======== Provided information

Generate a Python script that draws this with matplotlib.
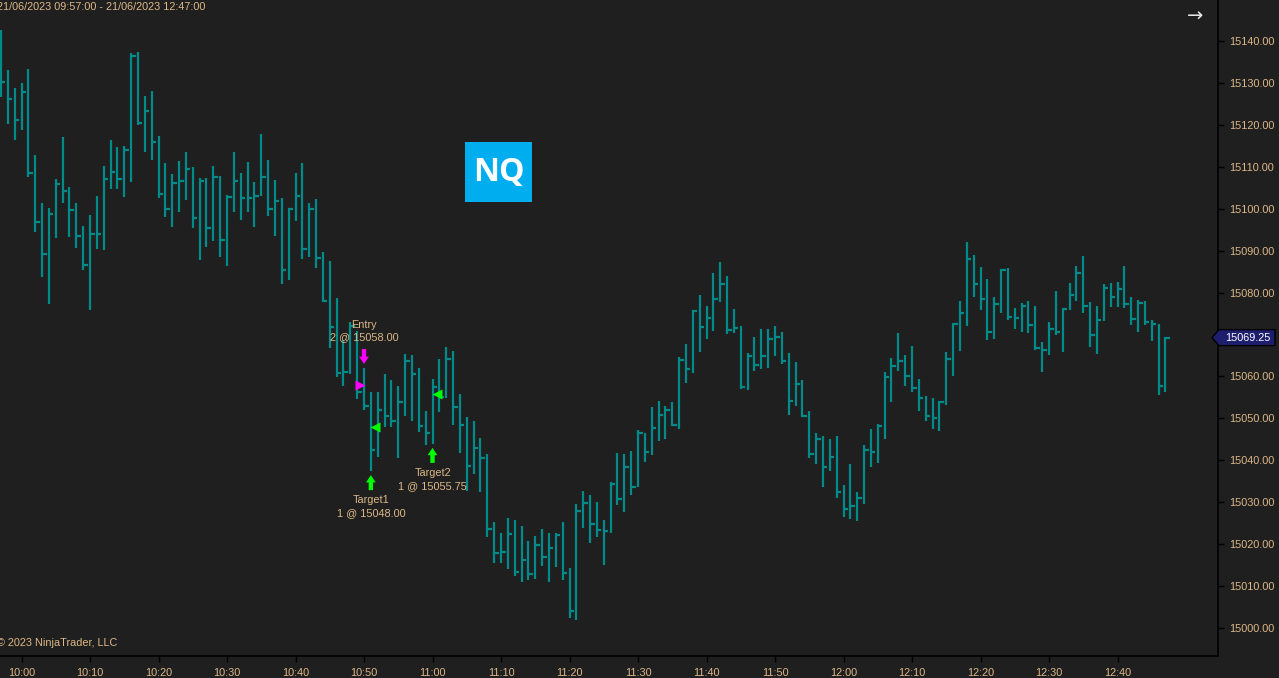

================
======== Provided information

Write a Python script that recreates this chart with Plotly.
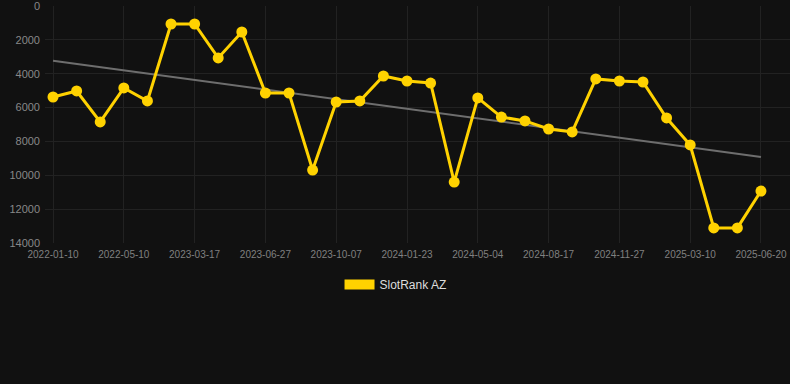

================
======== Provided information

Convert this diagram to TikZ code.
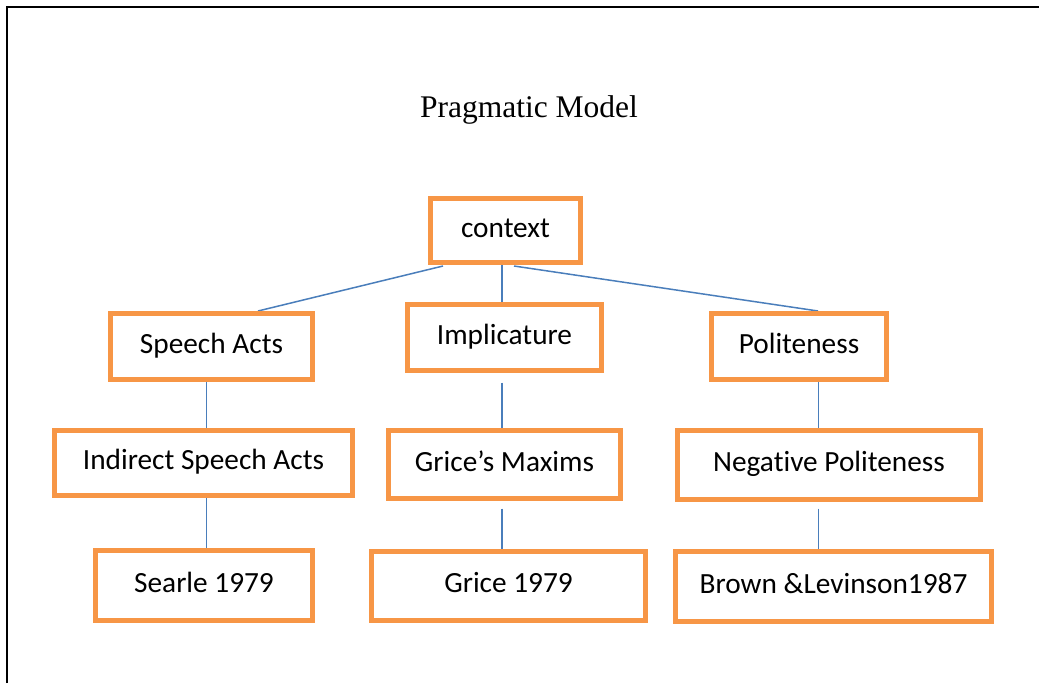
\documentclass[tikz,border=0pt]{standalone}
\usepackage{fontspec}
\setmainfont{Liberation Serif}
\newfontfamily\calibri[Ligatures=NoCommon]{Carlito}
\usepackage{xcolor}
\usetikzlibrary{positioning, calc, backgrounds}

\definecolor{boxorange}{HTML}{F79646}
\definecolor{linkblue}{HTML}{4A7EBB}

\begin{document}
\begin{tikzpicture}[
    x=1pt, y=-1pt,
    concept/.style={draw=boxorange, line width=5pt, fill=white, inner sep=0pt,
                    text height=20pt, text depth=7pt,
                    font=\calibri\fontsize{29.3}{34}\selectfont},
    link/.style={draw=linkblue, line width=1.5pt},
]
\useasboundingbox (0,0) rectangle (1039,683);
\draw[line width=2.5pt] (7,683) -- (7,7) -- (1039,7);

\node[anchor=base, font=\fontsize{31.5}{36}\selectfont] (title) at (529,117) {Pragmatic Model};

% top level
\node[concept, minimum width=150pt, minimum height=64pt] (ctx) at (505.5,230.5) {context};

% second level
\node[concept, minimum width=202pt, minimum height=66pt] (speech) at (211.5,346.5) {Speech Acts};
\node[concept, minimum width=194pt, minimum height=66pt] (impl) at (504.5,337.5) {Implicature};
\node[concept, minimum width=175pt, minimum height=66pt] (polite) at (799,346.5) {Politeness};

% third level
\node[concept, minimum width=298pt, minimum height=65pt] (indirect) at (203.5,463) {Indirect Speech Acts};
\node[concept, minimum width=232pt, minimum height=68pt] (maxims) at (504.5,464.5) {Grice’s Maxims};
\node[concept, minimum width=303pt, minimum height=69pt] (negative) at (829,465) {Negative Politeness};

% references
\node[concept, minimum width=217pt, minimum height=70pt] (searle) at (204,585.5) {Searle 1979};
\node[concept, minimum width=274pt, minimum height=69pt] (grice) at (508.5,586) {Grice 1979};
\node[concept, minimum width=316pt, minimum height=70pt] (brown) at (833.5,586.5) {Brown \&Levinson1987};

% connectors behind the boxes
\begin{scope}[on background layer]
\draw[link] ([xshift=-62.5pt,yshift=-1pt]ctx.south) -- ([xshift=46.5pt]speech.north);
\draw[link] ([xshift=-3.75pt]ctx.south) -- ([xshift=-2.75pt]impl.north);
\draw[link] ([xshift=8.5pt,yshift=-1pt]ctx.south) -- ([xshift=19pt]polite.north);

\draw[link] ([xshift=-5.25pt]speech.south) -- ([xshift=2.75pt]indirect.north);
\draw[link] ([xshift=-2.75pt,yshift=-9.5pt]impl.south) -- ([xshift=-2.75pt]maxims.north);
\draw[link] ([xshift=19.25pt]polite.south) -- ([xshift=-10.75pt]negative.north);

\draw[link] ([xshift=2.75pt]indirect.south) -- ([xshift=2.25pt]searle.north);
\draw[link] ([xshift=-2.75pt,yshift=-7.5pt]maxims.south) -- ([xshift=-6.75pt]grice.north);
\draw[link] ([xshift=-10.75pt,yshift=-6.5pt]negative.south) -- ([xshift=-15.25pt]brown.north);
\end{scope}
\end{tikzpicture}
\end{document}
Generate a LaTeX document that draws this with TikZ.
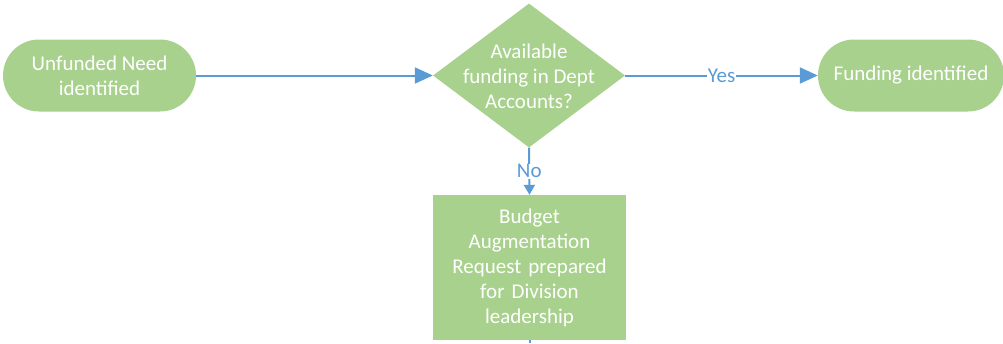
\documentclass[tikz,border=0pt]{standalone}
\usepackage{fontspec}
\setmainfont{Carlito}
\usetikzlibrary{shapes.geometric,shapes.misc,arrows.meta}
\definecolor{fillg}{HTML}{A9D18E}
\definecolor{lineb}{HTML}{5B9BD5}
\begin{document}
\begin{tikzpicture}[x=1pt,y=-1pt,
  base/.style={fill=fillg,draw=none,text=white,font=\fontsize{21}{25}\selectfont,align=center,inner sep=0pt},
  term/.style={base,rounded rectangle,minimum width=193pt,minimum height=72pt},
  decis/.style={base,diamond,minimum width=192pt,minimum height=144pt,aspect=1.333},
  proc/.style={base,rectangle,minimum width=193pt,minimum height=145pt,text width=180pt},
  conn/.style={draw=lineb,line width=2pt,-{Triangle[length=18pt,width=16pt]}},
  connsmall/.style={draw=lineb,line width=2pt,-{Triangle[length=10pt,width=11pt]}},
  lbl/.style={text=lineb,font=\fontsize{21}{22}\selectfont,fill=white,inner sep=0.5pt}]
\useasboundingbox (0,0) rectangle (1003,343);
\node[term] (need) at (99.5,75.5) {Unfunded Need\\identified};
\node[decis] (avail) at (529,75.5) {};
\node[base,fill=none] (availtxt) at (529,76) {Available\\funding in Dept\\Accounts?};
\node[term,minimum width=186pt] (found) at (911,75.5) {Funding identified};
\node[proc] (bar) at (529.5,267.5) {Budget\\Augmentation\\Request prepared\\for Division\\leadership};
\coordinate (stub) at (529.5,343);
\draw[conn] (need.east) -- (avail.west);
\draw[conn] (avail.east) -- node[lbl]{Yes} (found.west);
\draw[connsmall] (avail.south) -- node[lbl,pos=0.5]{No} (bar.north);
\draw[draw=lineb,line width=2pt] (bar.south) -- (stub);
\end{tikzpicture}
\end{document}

================

#### What is asked:
Gather all lines where the word "with" appears.

#### Complete answer:
Generate a Python script that draws this with matplotlib.
Write a Python script that recreates this chart with Plotly.
Generate a LaTeX document that draws this with TikZ.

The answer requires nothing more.